Ayers Brook highlighted a successful model for goat dairy viability in Vermont – diversification is possible, and it can be profitable.  

Using the success of our business, we want to work hand-in-hand with Vermont’s agricultural stakeholders to ensure we can prepare for and propel the future health and prosperity for Vermont’s dairy farmers through dairy diversification.

At a time when dairy farmers are challenged across the country, we are on a mission to build and sustain a successful goat dairy industry that keeps farmers farming, while maintaining the diverse agricultural landscape Vermont is known for.

That’s why we partnered with the Vermont Agency of Agriculture and the Vermont Sustainable Jobs Fund (VSJF) to raise awareness about the viability of goat dairies, and the many benefits of diversification. VSJF identified goats as one of the strategic opportunities to strengthen Vermont’s food system, both in dairies and for meat production.

When Brian and Steve Jones, owners of Joneslan Farm in Hyde Park, were looking for a more viable model for their fifth-generation cow dairy, goats turned out to be the answer. Vermont Creamery worked behind the scenes with the Jones brothers to investigate and determine the path to transition from cows to goats, including an integral partnership with an experienced mentor in goat farming – Miles Hooper, owner of Ayers Brook Goat Dairy.  

Miles worked with the Jones brothers to educate and inform their decision, and eventually help them find them a herd of 500 goats that started arriving in Vermont in December 2020.  

The Joneslan Farm transition to goats was made possible by a $150,000 grant from the Vermont Working Lands Enterprise Initiative. This fund was created in 2012 with the focus of helping those making a living from dairy, meat or maple. 

They also received loans and grants from various state and local organizations, including the Vermont Community Loan Fund and the Vermont Economic Development Authority, who provided funds to convert their barns and milking equipment to accommodate goats. 

Vermont Creamery picked-up the first truck load of Joneslan Farm goats’ milk in February 2021, marking a monumental milestone for the farm that milked cows exclusively for 140 years.  

Goats’ milk not only fetches a higher premium price than cows’ milk, the maintenance of goats is significantly lower impact than that of 1,000 dairy cows, not to mention a reduced environmental impact.  

“The Joneslan Farm transition looks to the future. It’s a true partnership between the Jones family, Vermont Creamery, The Vermont Agency of Agriculture, USDA, Ayers Brook and Vermont Sustainable Jobs Fund. By all pulling in the same direction this groundbreaking project in the Green Mountains creates opportunities for this farm family and other dairies in Vermont. This transition from cows to goats creates a path for others while offering hope to those who love their animals, land and community. “said Anson Tebbetts, Vermont Secretary of Agriculture, Food & Markets 

By milking goats, the Jones family will be able to reduce their water consumption, which in turn reduces the amount of manure they’ll create, reducing the potential for runoff. Goats don’t consume corn like cows, so the Jones won’t be required to grow corn to feed their new livestock. Goats also require far less room to roam, requiring less heavy equipment use, the benefits list goes on. 

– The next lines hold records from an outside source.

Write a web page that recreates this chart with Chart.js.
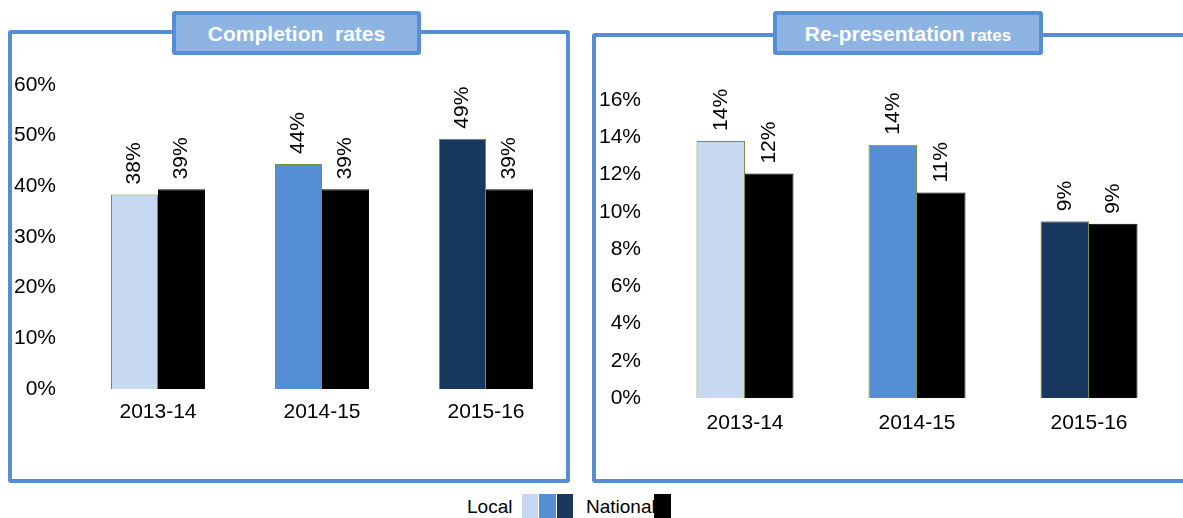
<!DOCTYPE html>
<html><head><meta charset="utf-8">
<script src="https://cdn.jsdelivr.net/npm/chart.js@4.4.1/dist/chart.umd.min.js"></script>
<style>
body{margin:0;width:1183px;height:518px;background:#fff;position:relative;overflow:hidden;font-family:"Liberation Sans",Arial,sans-serif}
.panel{position:absolute;border:4px solid #558ED5;border-radius:3px;box-sizing:border-box}
.title{position:absolute;background:#8DB4E2;border:4px solid #558ED5;border-radius:3px;box-sizing:border-box;color:#fff;font-weight:bold;text-align:center;white-space:nowrap}
canvas{position:absolute}
.lg{position:absolute;font-size:19px;color:#000}
.sw{position:absolute;top:494px;height:24px}
</style></head>
<body>
<div class="panel" style="left:8px;top:30px;width:562px;height:453px"></div>
<div class="panel" style="left:592px;top:33px;width:610px;height:450px"></div>
<canvas id="c1" width="580" height="480" style="left:0;top:0"></canvas>
<canvas id="c2" width="603" height="480" style="left:580px;top:0"></canvas>
<div class="title" style="left:172px;top:11px;width:249px;height:44px;line-height:37px;font-size:21px">Completion&nbsp; rates</div>
<div class="title" style="left:773px;top:11px;width:270px;height:44px;line-height:37px;font-size:21px">Re-presentation <span style="font-size:17px">rates</span></div>
<div class="lg" style="left:467px;top:496px">Local</div>
<div class="sw" style="left:522px;width:16px;background:#C6D9F1"></div>
<div class="sw" style="left:539px;width:17px;background:#558ED5"></div>
<div class="sw" style="left:557px;width:16px;background:#17375E"></div>
<div class="lg" style="left:586px;top:496px">National</div>
<div class="sw" style="left:654px;width:17px;background:#000"></div>
<script>
const categories = ['2013-14', '2014-15', '2015-16'];
const completionLocal = [38.4, 44.4, 49.4];
const completionNational = [39.4, 39.4, 39.4];
const represLocal = [13.8, 13.6, 9.49];
const represNational = [12.05, 11.03, 9.35];
const localColors = ['#C6D9F1', '#558ED5', '#17375E'];
const nationalColor = '#000000';

const FONT = '"Liberation Sans", Arial, sans-serif';

const rotLabels = {
  id: 'rotLabels',
  afterDatasetsDraw(chart) {
    const ctx = chart.ctx;
    ctx.save();
    ctx.font = '21px ' + FONT;
    ctx.fillStyle = '#000';
    chart.data.datasets.forEach((ds, i) => {
      chart.getDatasetMeta(i).data.forEach((bar, j) => {
        ctx.save();
        ctx.translate(bar.x, bar.y - 10);
        ctx.rotate(-Math.PI / 2);
        ctx.textAlign = 'left';
        ctx.textBaseline = 'middle';
        ctx.fillText(Math.round(ds.data[j]) + '%', 0, 0);
        ctx.restore();
      });
    });
    ctx.restore();
  }
};

function makeChart(id, local, national, max, step, cfg) {
  return new Chart(document.getElementById(id), {
    type: 'bar',
    data: {
      labels: categories,
      datasets: [
        { label: 'Local', data: local, backgroundColor: localColors, borderColor: '#77933C', borderWidth: 1,
          categoryPercentage: cfg.cat, barPercentage: 1 },
        { label: 'National', data: national, backgroundColor: nationalColor, borderColor: '#000', borderWidth: 1,
          categoryPercentage: cfg.cat, barPercentage: 1 }
      ]
    },
    options: {
      responsive: false,
      animation: false,
      layout: { padding: { top: cfg.top, right: cfg.right, left: 0, bottom: 0 } },
      plugins: { legend: { display: false }, tooltip: { enabled: false } },
      scales: {
        x: {
          grid: { display: false, drawTicks: false },
          border: { display: false },
          ticks: { color: '#000', font: { family: FONT, size: 21 }, padding: cfg.xpad, maxRotation: 0 },
          afterFit(s) { s.height = cfg.xh; }
        },
        y: {
          min: 0, max: max,
          grid: { display: false, drawTicks: false },
          border: { display: false },
          ticks: { stepSize: step, color: '#000', font: { family: FONT, size: 21 }, padding: cfg.ypad,
                   callback: v => v + '%' },
          afterFit(s) { s.width = cfg.yw; }
        }
      }
    },
    plugins: [rotLabels]
  });
}

makeChart('c1', completionLocal, completionNational, 60, 10,
  { top: 85, right: 12, xh: 91, yw: 76, xpad: 11, ypad: 20, cat: 0.573 });
makeChart('c2', represLocal, represNational, 16, 2,
  { top: 100, right: 8, xh: 82, yw: 79, xpad: 13, ypad: 18, cat: 0.564 });
</script>
</body></html>
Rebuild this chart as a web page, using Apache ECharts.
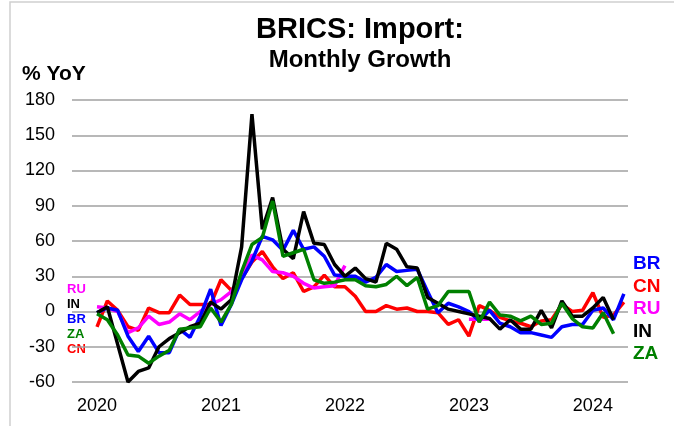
<!DOCTYPE html>
<html>
<head>
<meta charset="utf-8">
<script src="https://cdn.jsdelivr.net/npm/echarts@6/dist/echarts.min.js"></script>
<style>
  html, body { margin: 0; padding: 0; background: #fff; }
  #chart { width: 674px; height: 426px; }
</style>
</head>
<body>
<div id="chart"></div>
<script>
// months since Jan 2020 (0 .. 51 = Apr 2024)
var yearTicks = [0, 12, 24, 36, 48];
var yearLabels = ['2020', '2021', '2022', '2023', '2024'];

// % YoY
var brData = [-1, 3, 1, -21, -34, -21, -35, -35, -15, -22, -4, 19,
  -12, 6, 27, 43, 64, 61, 52, 69, 53, 55, 47, 31,
  30, 30, 25, 29, 40, 34, 35, 36, 17, -1, 7, 4,
  0, -8, 1, -10, -13, -18, -18, -20, -22, -13, -11, -11,
  1, 3, -7, 15];
var cnData = [-13, 9, 1, -13, -16, 3, -1, -1, 14, 6, 6, 6,
  27, 18, 28, 42, 51, 38, 28, 33, 17, 21, 31, 21,
  21, 13, 0, 0, 5, 2, 3, 0, 0, -1, -11, -7,
  -21, 5, 1, -5, -8, -10, -13, -8, -7, 6, 0, 1,
  16, -5, -3, 8];
var ruData = [4, 3, 0, -18, -14, -4, -11, -9, -2, -7, 0, 6,
  10, 17, 30, 48, 44, 34, 33, 30, 24, 20, 21, 22,
  39, null, null, null, null, null, null, null, null, null, null, null,
  -6.5, -6.5, -6.5];
var inData = [-1, 4, -28, -60, -51, -48, -30, -23, -18, -13, -10, 8,
  2, 10, 55, 168, 70, 97, 53, 45, 85, 58, 57, 40,
  30, 37, 28, 25, 58, 53, 38, 37, 12, 7, 2, 0,
  -2, -4, -6, -15, -7, -15, -15, 1, -14, 9, -4, -4,
  3, 12, -7];
var zaData = [-2, -7, -20, -37, -38, -44, -38, -33, -15, -14, -13, 3,
  -9, 6, 34, 57, 63, 94, 47, 50, 53, 27, 24, 25,
  27, 27, 22, 21, 23, 30, 22, 29, 2, 5, 17, 17,
  17, -9, 8, -3, -4, -8, -4, -11, -10, 7, -6, -13,
  -14, -1, -19];

function pairs(arr) {
  return arr.map(function (v, i) { return [i, v]; });
}

function line(name, color, arr) {
  return {
    name: name,
    type: 'line',
    data: pairs(arr),
    showSymbol: false,
    connectNulls: false,
    lineStyle: { color: color, width: 3.5 },
    itemStyle: { color: color }
  };
}

var font = 'Liberation Sans, Arial, sans-serif';

function label(text, x, y, color, size, align) {
  return {
    type: 'text',
    x: x,
    y: y,
    style: {
      text: text,
      fill: color,
      font: 'bold ' + size + 'px ' + font,
      align: align || 'left',
      verticalAlign: 'middle'
    }
  };
}

var chart = echarts.init(document.getElementById('chart'));
chart.setOption({
  animation: false,
  backgroundColor: '#fff',
  grid: { left: 72, right: 46, top: 100, bottom: 44 },
  xAxis: {
    type: 'value',
    min: -2.42,
    max: 51.4,
    axisLine: { show: false },
    axisTick: { show: false },
    splitLine: { show: false },
    axisLabel: {
      customValues: yearTicks,
      margin: 15,
      fontFamily: font,
      fontSize: 18,
      color: '#000',
      formatter: function (v) { return yearLabels[yearTicks.indexOf(v)]; }
    }
  },
  yAxis: {
    type: 'value',
    min: -60,
    max: 180,
    interval: 30,
    axisLine: { show: false },
    axisTick: { show: false },
    axisLabel: { margin: 17, fontFamily: font, fontSize: 18, color: '#000' },
    splitLine: { lineStyle: { color: '#a0a0a0', width: 1.5 } }
  },
  series: [
    line('CN', '#ff0000', cnData),
    line('RU', '#ff00ff', ruData),
    line('BR', '#0000ff', brData),
    line('IN', '#000000', inData),
    line('ZA', '#008000', zaData)
  ],
  graphic: [
    // frame
    {
      type: 'rect',
      shape: { x: 10, y: 2, width: 700, height: 460 },
      style: { fill: 'none', stroke: '#d0d0d0', lineWidth: 1.5 },
      silent: true
    },
    // titles
    label('BRICS: Import:', 360, 30, '#000', 29, 'center'),
    label('Monthly Growth', 360, 60, '#000', 24, 'center'),
    label('% YoY', 22, 74, '#000', 21),
    // left labels
    label('RU', 67, 289, '#ff00ff', 13),
    label('IN', 67, 304, '#000000', 13),
    label('BR', 67, 319, '#0000ff', 13),
    label('ZA', 67, 334, '#008000', 13),
    label('CN', 67, 349, '#ff0000', 13),
    // right labels
    label('BR', 633, 264, '#0000ff', 19),
    label('CN', 633, 287, '#ff0000', 19),
    label('RU', 633, 309, '#ff00ff', 19),
    label('IN', 633, 332, '#000000', 19),
    label('ZA', 633, 354, '#008000', 19)
  ]
});
</script>
</body>
</html>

The future is bright for goat dairies in Vermont, as proven by success stories like the Joneslan Farm.

Looking ahead to the future, Vermont Creamery will continue to educate and inspire Vermont’s dairy farmers to consider diversification, as we work to grow our local supply of goats’ milk and support a sustainable agriculture industry that benefits farmer, producers and consumers alike.